Show every line below where "that" can be found.

- Rows
○ ○ ○ ○ ○ ○ ○

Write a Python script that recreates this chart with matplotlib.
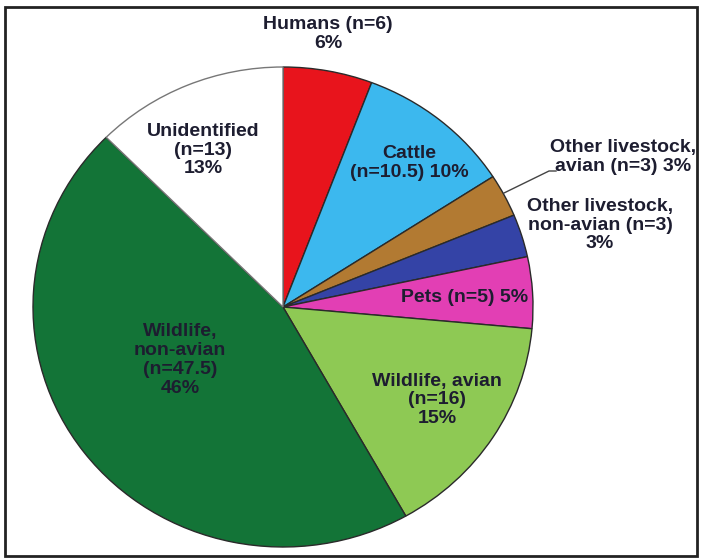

○ ○ ○ ○ ○ ○ ○

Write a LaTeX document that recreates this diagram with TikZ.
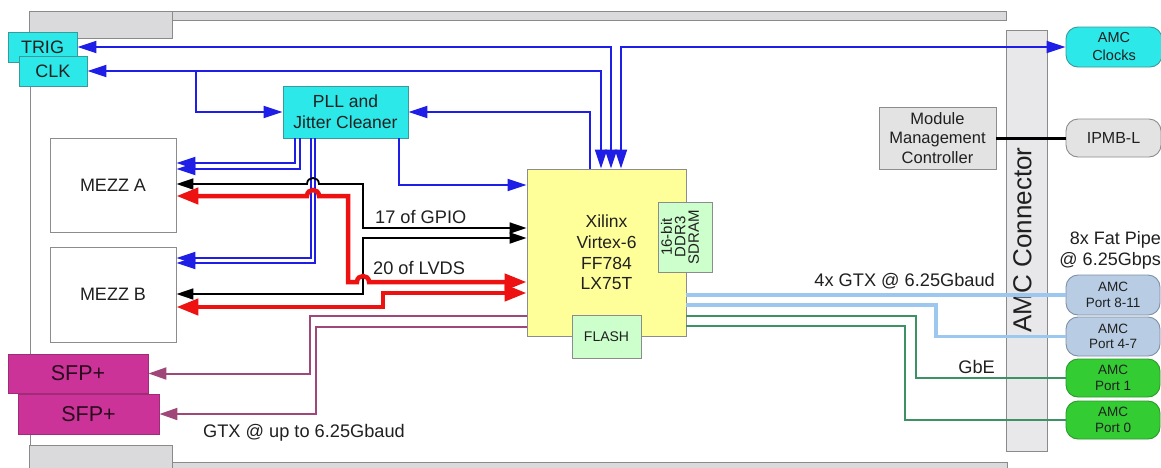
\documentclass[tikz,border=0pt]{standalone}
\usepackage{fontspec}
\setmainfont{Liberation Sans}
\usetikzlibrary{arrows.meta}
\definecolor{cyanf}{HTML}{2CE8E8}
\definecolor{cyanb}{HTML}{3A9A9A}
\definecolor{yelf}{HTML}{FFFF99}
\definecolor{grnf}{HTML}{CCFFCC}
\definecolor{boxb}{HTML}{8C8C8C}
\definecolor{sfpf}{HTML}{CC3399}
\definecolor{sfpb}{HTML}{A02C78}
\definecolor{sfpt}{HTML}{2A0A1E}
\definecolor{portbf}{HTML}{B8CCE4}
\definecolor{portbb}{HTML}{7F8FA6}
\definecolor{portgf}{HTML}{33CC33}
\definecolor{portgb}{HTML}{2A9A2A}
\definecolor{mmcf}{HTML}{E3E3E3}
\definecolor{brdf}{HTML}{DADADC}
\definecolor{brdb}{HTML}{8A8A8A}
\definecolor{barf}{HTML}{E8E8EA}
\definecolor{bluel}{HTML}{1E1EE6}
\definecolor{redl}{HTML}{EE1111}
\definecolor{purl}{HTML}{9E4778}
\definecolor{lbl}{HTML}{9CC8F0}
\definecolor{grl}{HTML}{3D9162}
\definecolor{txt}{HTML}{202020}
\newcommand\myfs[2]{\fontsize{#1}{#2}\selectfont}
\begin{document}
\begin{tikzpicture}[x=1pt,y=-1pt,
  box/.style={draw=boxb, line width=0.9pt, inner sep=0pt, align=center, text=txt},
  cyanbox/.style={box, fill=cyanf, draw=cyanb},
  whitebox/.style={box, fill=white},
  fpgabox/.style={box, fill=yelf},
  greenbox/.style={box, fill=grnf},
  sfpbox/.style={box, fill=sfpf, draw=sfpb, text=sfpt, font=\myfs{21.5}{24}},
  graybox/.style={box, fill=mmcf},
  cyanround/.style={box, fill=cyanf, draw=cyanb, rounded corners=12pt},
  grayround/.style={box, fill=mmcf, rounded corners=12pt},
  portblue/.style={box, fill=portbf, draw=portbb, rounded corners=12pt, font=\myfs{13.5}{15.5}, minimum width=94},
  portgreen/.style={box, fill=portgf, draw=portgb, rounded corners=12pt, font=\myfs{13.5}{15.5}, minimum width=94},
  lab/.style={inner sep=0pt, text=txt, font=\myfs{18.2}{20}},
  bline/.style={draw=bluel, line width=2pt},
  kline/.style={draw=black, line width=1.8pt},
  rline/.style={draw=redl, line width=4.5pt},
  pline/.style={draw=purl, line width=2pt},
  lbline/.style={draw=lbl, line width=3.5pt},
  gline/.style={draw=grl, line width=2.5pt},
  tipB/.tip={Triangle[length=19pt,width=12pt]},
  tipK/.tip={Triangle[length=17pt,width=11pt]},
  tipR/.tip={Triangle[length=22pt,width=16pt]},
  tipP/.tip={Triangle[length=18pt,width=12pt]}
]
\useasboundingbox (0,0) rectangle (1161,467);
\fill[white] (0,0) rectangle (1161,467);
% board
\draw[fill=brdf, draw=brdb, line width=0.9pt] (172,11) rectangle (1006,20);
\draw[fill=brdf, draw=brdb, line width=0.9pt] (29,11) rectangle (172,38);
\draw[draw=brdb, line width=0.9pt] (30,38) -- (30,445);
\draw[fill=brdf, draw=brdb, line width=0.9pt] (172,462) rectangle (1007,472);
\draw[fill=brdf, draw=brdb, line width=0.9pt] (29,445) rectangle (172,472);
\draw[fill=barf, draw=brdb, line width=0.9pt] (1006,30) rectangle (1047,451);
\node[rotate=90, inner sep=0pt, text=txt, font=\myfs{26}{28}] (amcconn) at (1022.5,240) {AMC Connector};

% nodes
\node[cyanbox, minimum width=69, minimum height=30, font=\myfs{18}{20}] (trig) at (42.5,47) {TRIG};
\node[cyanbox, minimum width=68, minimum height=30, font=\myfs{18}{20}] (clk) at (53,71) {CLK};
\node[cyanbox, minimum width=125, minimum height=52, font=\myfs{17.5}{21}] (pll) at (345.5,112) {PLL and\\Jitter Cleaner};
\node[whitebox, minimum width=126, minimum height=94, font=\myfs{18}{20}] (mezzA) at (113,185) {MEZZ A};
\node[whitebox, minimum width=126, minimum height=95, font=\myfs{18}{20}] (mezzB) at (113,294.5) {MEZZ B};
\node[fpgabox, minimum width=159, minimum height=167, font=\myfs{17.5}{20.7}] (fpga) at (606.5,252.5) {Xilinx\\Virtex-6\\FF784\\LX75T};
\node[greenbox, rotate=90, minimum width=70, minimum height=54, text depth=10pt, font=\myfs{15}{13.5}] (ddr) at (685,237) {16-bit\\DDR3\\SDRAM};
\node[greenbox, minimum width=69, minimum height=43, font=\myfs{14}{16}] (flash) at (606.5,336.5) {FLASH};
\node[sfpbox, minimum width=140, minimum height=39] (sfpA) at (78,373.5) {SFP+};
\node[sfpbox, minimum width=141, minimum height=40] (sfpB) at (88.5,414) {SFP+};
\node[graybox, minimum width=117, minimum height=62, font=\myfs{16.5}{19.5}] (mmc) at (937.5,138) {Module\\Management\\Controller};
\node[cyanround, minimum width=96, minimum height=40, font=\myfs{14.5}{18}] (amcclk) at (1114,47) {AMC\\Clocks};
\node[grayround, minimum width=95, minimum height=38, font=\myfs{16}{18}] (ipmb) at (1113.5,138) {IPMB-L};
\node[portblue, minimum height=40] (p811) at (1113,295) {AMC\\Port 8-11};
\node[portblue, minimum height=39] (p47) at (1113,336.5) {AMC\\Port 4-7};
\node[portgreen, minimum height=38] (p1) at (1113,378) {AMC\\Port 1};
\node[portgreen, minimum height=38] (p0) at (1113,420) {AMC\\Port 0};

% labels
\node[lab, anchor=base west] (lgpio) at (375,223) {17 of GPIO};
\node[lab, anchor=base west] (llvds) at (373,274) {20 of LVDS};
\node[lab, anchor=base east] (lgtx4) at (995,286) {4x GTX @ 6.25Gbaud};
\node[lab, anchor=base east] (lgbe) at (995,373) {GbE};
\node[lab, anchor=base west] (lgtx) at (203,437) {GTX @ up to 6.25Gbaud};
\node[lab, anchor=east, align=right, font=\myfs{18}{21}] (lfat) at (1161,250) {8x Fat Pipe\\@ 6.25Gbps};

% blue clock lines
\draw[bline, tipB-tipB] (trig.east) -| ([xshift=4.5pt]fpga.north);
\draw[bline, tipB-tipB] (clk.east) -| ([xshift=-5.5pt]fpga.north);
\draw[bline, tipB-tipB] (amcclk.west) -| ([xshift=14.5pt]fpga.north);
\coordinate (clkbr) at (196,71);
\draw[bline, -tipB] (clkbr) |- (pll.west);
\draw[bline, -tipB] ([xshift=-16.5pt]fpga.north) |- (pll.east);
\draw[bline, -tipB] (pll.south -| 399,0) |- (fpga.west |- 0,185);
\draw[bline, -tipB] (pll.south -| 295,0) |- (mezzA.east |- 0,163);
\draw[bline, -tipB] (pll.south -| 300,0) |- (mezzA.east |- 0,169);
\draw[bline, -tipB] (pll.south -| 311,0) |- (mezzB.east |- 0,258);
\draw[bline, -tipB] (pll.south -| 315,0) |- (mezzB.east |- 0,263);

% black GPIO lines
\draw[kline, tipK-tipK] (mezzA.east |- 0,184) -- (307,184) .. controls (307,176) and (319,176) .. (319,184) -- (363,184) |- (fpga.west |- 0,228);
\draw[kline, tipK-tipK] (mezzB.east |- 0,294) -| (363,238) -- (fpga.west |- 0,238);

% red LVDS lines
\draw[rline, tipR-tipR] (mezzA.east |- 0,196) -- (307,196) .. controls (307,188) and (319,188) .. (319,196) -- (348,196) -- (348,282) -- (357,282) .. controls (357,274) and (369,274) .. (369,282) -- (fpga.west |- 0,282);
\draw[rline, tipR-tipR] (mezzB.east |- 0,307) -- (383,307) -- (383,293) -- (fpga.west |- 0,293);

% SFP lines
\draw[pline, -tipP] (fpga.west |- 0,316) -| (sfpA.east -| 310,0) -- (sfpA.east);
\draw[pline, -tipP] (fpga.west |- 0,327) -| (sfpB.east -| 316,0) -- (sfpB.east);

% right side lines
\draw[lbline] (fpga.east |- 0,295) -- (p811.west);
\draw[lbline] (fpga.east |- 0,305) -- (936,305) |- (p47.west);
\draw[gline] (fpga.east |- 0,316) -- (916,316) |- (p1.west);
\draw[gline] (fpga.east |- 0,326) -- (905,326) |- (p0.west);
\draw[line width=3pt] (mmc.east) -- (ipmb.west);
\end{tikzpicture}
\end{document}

○ ○ ○ ○ ○ ○ ○

- Response
Write a Python script that recreates this chart with matplotlib.
Write a LaTeX document that recreates this diagram with TikZ.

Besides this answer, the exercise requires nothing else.